▶ **EXERCISE DESCRIPTION**:
From the records below, extract only the lines running from the line with "What TikZ code" to the line with "minimum width=127pt, minimum", both lines included, reproducing them exactly.

━━━

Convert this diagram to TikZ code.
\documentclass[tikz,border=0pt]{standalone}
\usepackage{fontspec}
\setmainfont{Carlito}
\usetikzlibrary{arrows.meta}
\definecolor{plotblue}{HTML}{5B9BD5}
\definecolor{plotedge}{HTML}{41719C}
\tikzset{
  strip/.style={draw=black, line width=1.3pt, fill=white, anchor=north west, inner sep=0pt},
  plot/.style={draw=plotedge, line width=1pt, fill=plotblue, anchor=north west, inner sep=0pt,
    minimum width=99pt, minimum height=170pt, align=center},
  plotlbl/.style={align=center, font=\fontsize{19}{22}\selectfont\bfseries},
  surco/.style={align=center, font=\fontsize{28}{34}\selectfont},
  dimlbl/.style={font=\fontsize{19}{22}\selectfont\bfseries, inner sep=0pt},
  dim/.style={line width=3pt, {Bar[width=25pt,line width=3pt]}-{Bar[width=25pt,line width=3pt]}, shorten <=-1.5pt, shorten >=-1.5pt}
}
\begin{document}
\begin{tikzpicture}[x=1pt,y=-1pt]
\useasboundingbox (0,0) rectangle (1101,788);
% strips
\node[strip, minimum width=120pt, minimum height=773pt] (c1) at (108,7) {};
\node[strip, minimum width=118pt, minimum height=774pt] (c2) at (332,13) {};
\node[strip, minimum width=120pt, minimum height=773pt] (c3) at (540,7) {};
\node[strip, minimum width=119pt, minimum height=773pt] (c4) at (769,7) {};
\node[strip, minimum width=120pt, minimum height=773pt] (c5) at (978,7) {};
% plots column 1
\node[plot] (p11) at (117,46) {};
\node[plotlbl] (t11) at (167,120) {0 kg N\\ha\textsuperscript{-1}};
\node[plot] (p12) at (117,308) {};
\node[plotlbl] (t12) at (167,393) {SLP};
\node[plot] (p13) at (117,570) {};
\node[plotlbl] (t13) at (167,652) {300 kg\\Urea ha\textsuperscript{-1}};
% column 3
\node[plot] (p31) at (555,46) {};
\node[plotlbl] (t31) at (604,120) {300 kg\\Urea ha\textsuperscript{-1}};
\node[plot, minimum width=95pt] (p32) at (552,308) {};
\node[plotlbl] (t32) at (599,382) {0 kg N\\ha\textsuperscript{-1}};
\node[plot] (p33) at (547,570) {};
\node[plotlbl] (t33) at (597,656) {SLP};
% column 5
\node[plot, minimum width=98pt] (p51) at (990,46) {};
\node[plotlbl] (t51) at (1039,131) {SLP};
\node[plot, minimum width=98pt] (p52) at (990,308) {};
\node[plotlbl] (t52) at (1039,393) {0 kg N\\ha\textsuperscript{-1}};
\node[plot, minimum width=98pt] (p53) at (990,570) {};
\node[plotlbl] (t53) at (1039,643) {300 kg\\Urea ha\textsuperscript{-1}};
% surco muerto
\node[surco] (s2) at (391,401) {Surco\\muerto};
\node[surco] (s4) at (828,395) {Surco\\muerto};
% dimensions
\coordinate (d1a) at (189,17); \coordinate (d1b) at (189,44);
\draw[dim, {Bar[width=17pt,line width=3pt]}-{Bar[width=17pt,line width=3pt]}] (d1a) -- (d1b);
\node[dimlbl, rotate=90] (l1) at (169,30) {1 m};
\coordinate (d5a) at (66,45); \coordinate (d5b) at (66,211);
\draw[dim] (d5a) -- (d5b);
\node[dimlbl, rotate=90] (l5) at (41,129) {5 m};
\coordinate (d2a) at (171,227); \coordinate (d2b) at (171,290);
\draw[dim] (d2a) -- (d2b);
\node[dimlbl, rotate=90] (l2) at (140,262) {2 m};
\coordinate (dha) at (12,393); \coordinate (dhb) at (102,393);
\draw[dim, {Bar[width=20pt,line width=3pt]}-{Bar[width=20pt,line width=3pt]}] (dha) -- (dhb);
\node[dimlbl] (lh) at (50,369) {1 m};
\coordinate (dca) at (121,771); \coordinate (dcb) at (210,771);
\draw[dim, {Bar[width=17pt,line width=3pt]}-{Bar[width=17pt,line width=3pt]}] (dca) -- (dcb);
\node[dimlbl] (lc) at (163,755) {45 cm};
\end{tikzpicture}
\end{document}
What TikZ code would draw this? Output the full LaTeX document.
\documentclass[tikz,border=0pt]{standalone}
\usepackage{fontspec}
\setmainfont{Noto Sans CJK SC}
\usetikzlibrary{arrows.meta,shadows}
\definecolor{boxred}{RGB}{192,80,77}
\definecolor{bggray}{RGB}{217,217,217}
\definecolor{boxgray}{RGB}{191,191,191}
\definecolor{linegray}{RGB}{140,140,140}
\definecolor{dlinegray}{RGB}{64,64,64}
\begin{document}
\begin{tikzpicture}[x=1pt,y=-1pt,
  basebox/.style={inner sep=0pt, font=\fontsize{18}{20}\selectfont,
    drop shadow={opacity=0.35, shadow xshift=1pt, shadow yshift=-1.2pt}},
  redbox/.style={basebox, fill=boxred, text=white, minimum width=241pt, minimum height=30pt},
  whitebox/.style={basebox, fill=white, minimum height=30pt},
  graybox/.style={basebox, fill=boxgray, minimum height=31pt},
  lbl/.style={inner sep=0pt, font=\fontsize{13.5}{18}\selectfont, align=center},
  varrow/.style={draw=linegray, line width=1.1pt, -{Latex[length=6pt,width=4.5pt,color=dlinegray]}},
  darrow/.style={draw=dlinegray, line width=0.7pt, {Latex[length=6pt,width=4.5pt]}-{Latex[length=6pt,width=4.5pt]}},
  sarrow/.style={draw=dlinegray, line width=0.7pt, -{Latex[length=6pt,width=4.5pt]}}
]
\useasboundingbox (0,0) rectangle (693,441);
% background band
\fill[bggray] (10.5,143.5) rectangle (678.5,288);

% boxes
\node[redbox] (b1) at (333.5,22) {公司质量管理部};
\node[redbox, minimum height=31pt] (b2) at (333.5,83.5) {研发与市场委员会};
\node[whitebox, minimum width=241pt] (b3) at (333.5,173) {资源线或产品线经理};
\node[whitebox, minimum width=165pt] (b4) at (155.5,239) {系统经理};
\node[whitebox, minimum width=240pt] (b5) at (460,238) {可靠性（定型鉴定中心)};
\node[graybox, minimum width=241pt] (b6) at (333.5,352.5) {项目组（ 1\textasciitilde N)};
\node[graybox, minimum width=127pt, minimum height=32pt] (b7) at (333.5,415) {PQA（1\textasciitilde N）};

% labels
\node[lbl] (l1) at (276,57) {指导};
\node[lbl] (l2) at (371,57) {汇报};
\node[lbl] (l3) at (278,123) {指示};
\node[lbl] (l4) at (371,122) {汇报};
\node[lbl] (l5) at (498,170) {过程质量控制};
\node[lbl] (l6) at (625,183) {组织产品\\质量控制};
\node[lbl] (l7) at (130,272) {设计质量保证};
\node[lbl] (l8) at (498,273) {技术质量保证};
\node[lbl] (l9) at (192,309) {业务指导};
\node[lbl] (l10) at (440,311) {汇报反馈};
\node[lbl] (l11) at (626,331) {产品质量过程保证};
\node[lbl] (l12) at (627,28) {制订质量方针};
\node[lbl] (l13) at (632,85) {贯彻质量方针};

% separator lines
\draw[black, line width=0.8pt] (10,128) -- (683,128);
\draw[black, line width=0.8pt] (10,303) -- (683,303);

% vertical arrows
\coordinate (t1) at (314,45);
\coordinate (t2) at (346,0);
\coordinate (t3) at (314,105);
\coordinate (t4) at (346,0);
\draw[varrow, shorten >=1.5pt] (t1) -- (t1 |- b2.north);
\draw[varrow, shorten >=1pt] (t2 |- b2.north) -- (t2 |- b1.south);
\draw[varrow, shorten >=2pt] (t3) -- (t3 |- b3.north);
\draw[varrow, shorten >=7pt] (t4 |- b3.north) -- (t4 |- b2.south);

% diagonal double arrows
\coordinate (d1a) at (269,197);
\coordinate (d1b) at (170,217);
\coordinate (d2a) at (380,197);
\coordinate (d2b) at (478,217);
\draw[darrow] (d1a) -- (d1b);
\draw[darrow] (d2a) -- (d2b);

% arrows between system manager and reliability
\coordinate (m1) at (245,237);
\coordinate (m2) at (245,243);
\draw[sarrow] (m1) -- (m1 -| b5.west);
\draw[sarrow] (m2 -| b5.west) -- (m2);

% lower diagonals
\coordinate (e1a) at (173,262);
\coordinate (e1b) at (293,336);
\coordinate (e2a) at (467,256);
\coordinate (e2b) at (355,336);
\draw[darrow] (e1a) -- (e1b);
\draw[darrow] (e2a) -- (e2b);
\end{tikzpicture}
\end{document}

━━━

▶ **REPLY TO THE EXERCISE**:
What TikZ code would draw this? Output the full LaTeX document.
\documentclass[tikz,border=0pt]{standalone}
\usepackage{fontspec}
\setmainfont{Noto Sans CJK SC}
\usetikzlibrary{arrows.meta,shadows}
\definecolor{boxred}{RGB}{192,80,77}
\definecolor{bggray}{RGB}{217,217,217}
\definecolor{boxgray}{RGB}{191,191,191}
\definecolor{linegray}{RGB}{140,140,140}
\definecolor{dlinegray}{RGB}{64,64,64}
\begin{document}
\begin{tikzpicture}[x=1pt,y=-1pt,
  basebox/.style={inner sep=0pt, font=\fontsize{18}{20}\selectfont,
    drop shadow={opacity=0.35, shadow xshift=1pt, shadow yshift=-1.2pt}},
  redbox/.style={basebox, fill=boxred, text=white, minimum width=241pt, minimum height=30pt},
  whitebox/.style={basebox, fill=white, minimum height=30pt},
  graybox/.style={basebox, fill=boxgray, minimum height=31pt},
  lbl/.style={inner sep=0pt, font=\fontsize{13.5}{18}\selectfont, align=center},
  varrow/.style={draw=linegray, line width=1.1pt, -{Latex[length=6pt,width=4.5pt,color=dlinegray]}},
  darrow/.style={draw=dlinegray, line width=0.7pt, {Latex[length=6pt,width=4.5pt]}-{Latex[length=6pt,width=4.5pt]}},
  sarrow/.style={draw=dlinegray, line width=0.7pt, -{Latex[length=6pt,width=4.5pt]}}
]
\useasboundingbox (0,0) rectangle (693,441);
% background band
\fill[bggray] (10.5,143.5) rectangle (678.5,288);

% boxes
\node[redbox] (b1) at (333.5,22) {公司质量管理部};
\node[redbox, minimum height=31pt] (b2) at (333.5,83.5) {研发与市场委员会};
\node[whitebox, minimum width=241pt] (b3) at (333.5,173) {资源线或产品线经理};
\node[whitebox, minimum width=165pt] (b4) at (155.5,239) {系统经理};
\node[whitebox, minimum width=240pt] (b5) at (460,238) {可靠性（定型鉴定中心)};
\node[graybox, minimum width=241pt] (b6) at (333.5,352.5) {项目组（ 1\textasciitilde N)};
\node[graybox, minimum width=127pt, minimum height=32pt] (b7) at (333.5,415) {PQA（1\textasciitilde N）};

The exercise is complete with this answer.